Medical Practice Ordered to Pay HIPAA Civil Monetary Penalty Following Acquisition | Saul Ewing LLP

In October 2024, the U.S. Department of Health and Human Services (“HHS”), Office for Civil Rights (“OCR”) announced the imposition of a civil monetary payment against Providence Medical Institute (“PMI”), a large medical practice based in Southern California with 275 providers who work in 35 medical offices. PMI did not contest OCR’s Notice of Proposed Determination (“NPD”) and findings of fact it received in March 2024, and the OCR’s notice of final determination affirmed the NPD.
What You Need to Know:
- OCR announced the imposition of a civil monetary payment against a large medical practice based in Southern California.
- The incident involved three separate ransomware attacks and some significant IT failures, following the medical practice’s acquisition of another provider.
- OCR’s response is an important reminder of the need for careful due diligence and timely and complete integration efforts, including IT issues, following an acquisition.
In July 2016, PMI acquired an orthopedic practice, the Center for Orthopaedic Specialists (“COS”), and commenced a two-year transition process to integrate COS within PMI. In February 2018, the COS systems containing electronic protected health information (“ePHI”) were encrypted in a ransomware attack after a member of its workforce clicked on a phishing email. One week later, COS was subjected to a second ransomware attack. Two weeks after the second ransomware attack, COS was impacted by a third ransomware attack! In April 2018, PMI filed a breach report with OCR and noted the compromised COS ePHI affected 85,000 individuals.

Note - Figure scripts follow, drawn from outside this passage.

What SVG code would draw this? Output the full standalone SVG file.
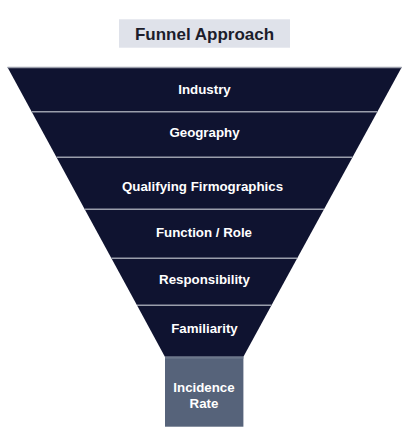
<svg xmlns="http://www.w3.org/2000/svg" width="417" height="439" viewBox="0 0 417 439">
<style>
.band{fill:#0f1330;}
.sep{stroke:#9a9eab;stroke-width:1.4;}
.lbl{font-family:"Liberation Sans",Arial,sans-serif;font-weight:bold;font-size:13.3px;fill:#ffffff;text-anchor:middle;}
.title{font-family:"Liberation Sans",Arial,sans-serif;font-weight:bold;font-size:17px;fill:#1c1d2b;text-anchor:middle;}
</style>
<rect x="0" y="0" width="417" height="439" fill="#ffffff"/>
<g id="title">
<rect x="119" y="19.3" width="171" height="28.4" fill="#dfe2ea"/>
<text class="title" x="204.5" y="40">Funnel Approach</text>
</g>
<g id="industry">
<polygon class="band" points="7.5,67.3 401.7,67.3 377.4,111.7 31.7,111.7"/>
<text class="lbl" x="204.5" y="93.5">Industry</text>
</g>
<g id="geography">
<polygon class="band" points="31.7,111.7 377.4,111.7 352.5,157.3 56.5,157.3"/>
<text class="lbl" x="204.5" y="137.3">Geography</text>
</g>
<g id="firmographics">
<polygon class="band" points="56.5,157.3 352.5,157.3 324,209.3 84.7,209.3"/>
<text class="lbl" x="202.5" y="190.7">Qualifying Firmographics</text>
</g>
<g id="function">
<polygon class="band" points="84.7,209.3 324,209.3 297.2,258.3 111.4,258.3"/>
<text class="lbl" x="204" y="236.7">Function / Role</text>
</g>
<g id="responsibility">
<polygon class="band" points="111.4,258.3 297.2,258.3 271.5,305.3 137,305.3"/>
<text class="lbl" x="204.5" y="284.3">Responsibility</text>
</g>
<g id="familiarity">
<polygon class="band" points="137,305.3 271.5,305.3 243.4,356.7 164.9,356.7"/>
<text class="lbl" x="204.5" y="332.7">Familiarity</text>
</g>
<g id="incidence">
<rect x="165" y="356.7" width="78.4" height="70" fill="#56637a"/>
<rect x="165" y="356.7" width="78.4" height="2" fill="#6c778b"/>
<text class="lbl" x="204" y="392.3">Incidence</text>
<text class="lbl" x="204" y="408.3">Rate</text>
</g>
<g id="connectors">
<line class="sep" x1="7.5" y1="67.5" x2="401.7" y2="67.5" stroke-width="0.8"/>
<line class="sep" x1="31.7" y1="111.7" x2="377.4" y2="111.7"/>
<line class="sep" x1="56.5" y1="157.3" x2="352.5" y2="157.3"/>
<line class="sep" x1="84.7" y1="209.3" x2="324" y2="209.3"/>
<line class="sep" x1="111.4" y1="258.3" x2="297.2" y2="258.3"/>
<line class="sep" x1="137" y1="305.3" x2="271.5" y2="305.3"/>
</g>
</svg>
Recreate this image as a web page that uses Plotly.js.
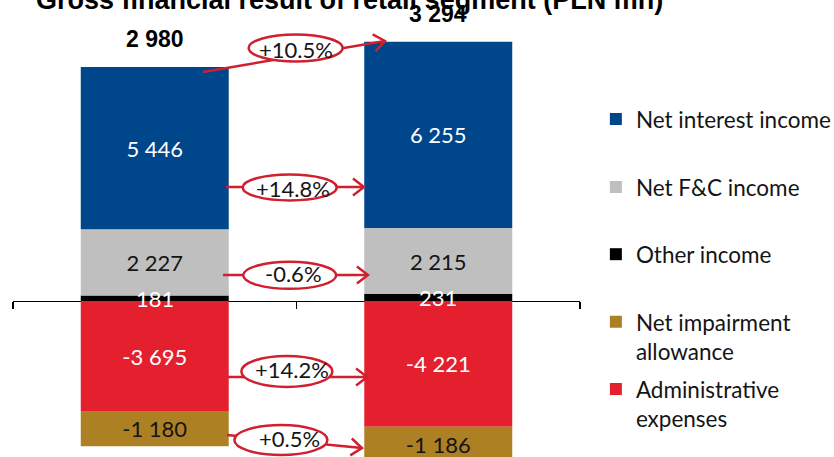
<!DOCTYPE html>
<html>
<head>
<meta charset="utf-8">
<script src="https://cdn.plot.ly/plotly-3.0.1.min.js"></script>
<style>
  html, body { margin: 0; padding: 0; background: #ffffff; }
  #chart { width: 834px; height: 457px; }
</style>
</head>
<body>
<div id="chart"></div>
<script>
// Retail segment: gross financial result components (PLN mn), two periods
const categories = ['Y1', 'Y2'];
const netInterestIncome = [5446, 6255];
const netFCIncome = [2227, 2215];
const otherIncome = [181, 231];
const adminExpenses = [-3695, -4221];
const impairmentAllowance = [-1180, -1186];
const totals = [2980, 3294];
const changeLabels = ['+10.5%', '+14.8%', '-0.6%', '+14.2%', '+0.5%'];

const BLUE = '#00468b';
const GREY = '#bfbfbf';
const BLACK = '#000000';
const RED = '#e5202e';
const GOLD = '#ad8024';
const LINK = '#d0202f';
const DARK = '#141414';
const FONT = 'Lato, "Open Sans", sans-serif';
const SANS = '"Liberation Sans", Arial, sans-serif';

// "5 446" / "-3 695" style labels
function fmt(v) {
  const s = Math.abs(Math.round(v)).toString().replace(/\B(?=(\d{3})+(?!\d))/g, ' ');
  return (v < 0 ? '-' : '') + s;
}

function barTrace(name, values, color, textColor, legendId, rank, showText) {
  return {
    type: 'bar',
    name: name,
    x: categories,
    y: values,
    text: values.map(fmt),
    texttemplate: '%{text}',
    textposition: showText ? 'inside' : 'none',
    insidetextanchor: 'middle',
    textangle: 0,
    constraintext: 'none',
    textfont: { family: FONT, size: 22, color: textColor },
    marker: { color: color, line: { width: 0 } },
    legend: legendId,
    legendrank: rank,
    hoverinfo: 'skip'
  };
}

// positive stack builds upward from zero, negative stack downward
const data = [
  barTrace('Other income', otherIncome, BLACK, '#ffffff', 'legend3', 3, false),
  barTrace('Net F&C income', netFCIncome, GREY, DARK, 'legend2', 2, true),
  barTrace('Net interest income', netInterestIncome, BLUE, '#ffffff', 'legend', 1, true),
  barTrace('Administrative<br>expenses', adminExpenses, RED, '#ffffff', 'legend5', 5, true),
  barTrace('Net impairment<br>allowance', impairmentAllowance, GOLD, DARK, 'legend4', 4, true)
];

// period-on-period connectors: line from one bar to the next, an ellipse with the change
// x in category-index units, y in PLN mn
const connectors = [
  { x0: 0.170, y0: 7685, x1: 0.812, y1: 8725, ex: 0.497, ey: 8490, ew: 94, eh: 27, tx: 0.497, ty: 8440, dir: [182, 31] },
  { x0: 0.251, y0: 3826, x1: 0.738, y1: 3826, ex: 0.476, ey: 3810, ew: 94, eh: 26, tx: 0.487, ty: 3790, dir: [1, 0] },
  { x0: 0.241, y0: 873, x1: 0.752, y1: 873, ex: 0.476, ey: 860, ew: 93, eh: 27, tx: 0.490, ty: 930, dir: [1, 0] },
  { x0: 0.259, y0: -2550, x1: 0.749, y1: -2550, ex: 0.466, ey: -2365, ew: 91, eh: 31, tx: 0.484, ty: -2300, dir: [1, 0] },
  { x0: 0.255, y0: -4497, x1: 0.731, y1: -4933, ex: 0.445, ey: -4664, ew: 93, eh: 30, tx: 0.477, ty: -4600, dir: [135, -13] }
];

function chevron(dir) {
  const len = Math.hypot(dir[0], dir[1]);
  const ux = dir[0] / len, uy = dir[1] / len;
  const px = -uy, py = ux;
  const back = 11, half = 8.5;
  const a = [-ux * back + px * half, -uy * back + py * half];
  const b = [-ux * back - px * half, -uy * back - py * half];
  return 'M' + a[0].toFixed(2) + ',' + a[1].toFixed(2) + ' L0,0 L' + b[0].toFixed(2) + ',' + b[1].toFixed(2);
}

const shapes = [];
const annotations = [];

connectors.forEach(function (c) {
  shapes.push({
    type: 'line', xref: 'x', yref: 'y', layer: 'above',
    x0: c.x0, y0: c.y0, x1: c.x1, y1: c.y1,
    line: { color: LINK, width: 2.5 }
  });
});
connectors.forEach(function (c, i) {
  shapes.push({
    type: 'circle', xref: 'x', yref: 'y', layer: 'above',
    xsizemode: 'pixel', ysizemode: 'pixel',
    xanchor: c.ex, yanchor: c.ey,
    x0: -c.ew / 2, x1: c.ew / 2, y0: -c.eh / 2, y1: c.eh / 2,
    fillcolor: '#ffffff',
    line: { color: LINK, width: 2.5 }
  });
  shapes.push({
    type: 'path', xref: 'x', yref: 'y', layer: 'above',
    xsizemode: 'pixel', ysizemode: 'pixel',
    xanchor: c.x1, yanchor: c.y1,
    path: chevron(c.dir),
    fillcolor: 'rgba(0,0,0,0)',
    line: { color: LINK, width: 2.5 }
  });
  annotations.push({
    xref: 'x', yref: 'y', x: c.tx, y: c.ty,
    text: changeLabels[i], showarrow: false,
    font: { family: FONT, size: 22, color: DARK }
  });
});

// thin "Other income" band: its value is written across the band, over the neighbours
categories.forEach(function (cat, i) {
  annotations.push({
    xref: 'x', yref: 'y', x: i, y: otherIncome[i] / 2,
    text: fmt(otherIncome[i]), showarrow: false,
    font: { family: FONT, size: 22, color: '#ffffff' }
  });
});

// totals above each column
categories.forEach(function (cat, i) {
  const top = otherIncome[i] + netFCIncome[i] + netInterestIncome[i];
  annotations.push({
    xref: 'x', yref: 'y', x: i, y: top,
    yanchor: 'bottom', yshift: 13,
    text: '<b>' + fmt(totals[i]) + '</b>', showarrow: false,
    font: { family: SANS, size: 23, color: '#000000' }
  });
});

// chart title, partly above the top edge
annotations.push({
  xref: 'paper', yref: 'paper', x: 0.594, y: 1,
  xanchor: 'center', yanchor: 'bottom', yshift: -17,
  text: '<b>Gross financial result of retail segment (PLN mn)</b>',
  showarrow: false,
  font: { family: SANS, size: 27, color: '#000000' }
});

function legendAt(y) {
  return {
    x: 1.028, xanchor: 'left', y: y, yanchor: 'top',
    valign: 'top', bgcolor: 'rgba(0,0,0,0)', borderwidth: 0,
    font: { family: FONT, size: 22.5, color: DARK }
  };
}

const layout = {
  width: 834,
  height: 457,
  margin: { l: 13, r: 254, t: 0, b: 0, pad: 0, autoexpand: false },
  paper_bgcolor: '#ffffff',
  plot_bgcolor: '#ffffff',
  barmode: 'relative',
  bargap: 0.478,
  separators: '. ',
  showlegend: true,
  xaxis: {
    type: 'category',
    range: [-0.5, 1.5],
    anchor: 'free',
    position: 0.3414,
    showline: true, linecolor: '#000000', linewidth: 1.5,
    ticks: 'outside', tickson: 'boundaries', ticklen: 7, tickwidth: 1.5, tickcolor: '#000000',
    showticklabels: false, showgrid: false, zeroline: false,
    layer: 'below traces', fixedrange: true
  },
  yaxis: {
    range: [-5235, 10101],
    visible: false, showgrid: false, zeroline: false, fixedrange: true
  },
  legend: legendAt(0.786),
  legend2: legendAt(0.637),
  legend3: legendAt(0.490),
  legend4: legendAt(0.342),
  legend5: legendAt(0.195),
  shapes: shapes,
  annotations: annotations
};

Plotly.newPlot('chart', data, layout, { displayModeBar: false, staticPlot: true });
</script>
</body>
</html>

During the course of OCR’s investigation of PMI, OCR learned that PMI did not have a business associate agreement with COS’s IT vendor, and POM failed to “implement the required technical policies and procedures for COS’s electronic information systems … to allow access only to those persons or software programs that have been granted access rights.”
In reaching its decision to impose a $240,000 CMP against PMI, OCR considered the following factors:
- The nature and extent of the violation.
- The nature and extent of the harm resulting from the violation.
- PMI’s history of prior compliance with HIPAA.
- The financial condition of the covered entity.
OCR determined the total CMP owed by PMI was $300,000; but offset the CMP by 20 percent to reflect PMI’s recognized security practices in effect.
Practice sales and acquisitions by health systems, hospitals, medical practices and/or private equity are regular occurrences within the health care delivery system. The PMI NPD may be attributed to some bad luck – three different ransomware attacks within a very short period of time – and the IT challenges and implementation timeline associated with any medical practice transition. The NPD did not discuss any indemnification provisions that were part of the PMI and COS transaction or the availability of insurance to offset any financial costs resulting from the OCR investigation or the CMP. The PMI NPD is an important reminder of the need for careful due diligence and timely and complete integration efforts, including IT issues, post-closing.
A copy of the PMI NPD is located here, and the notice of final determination may be found here.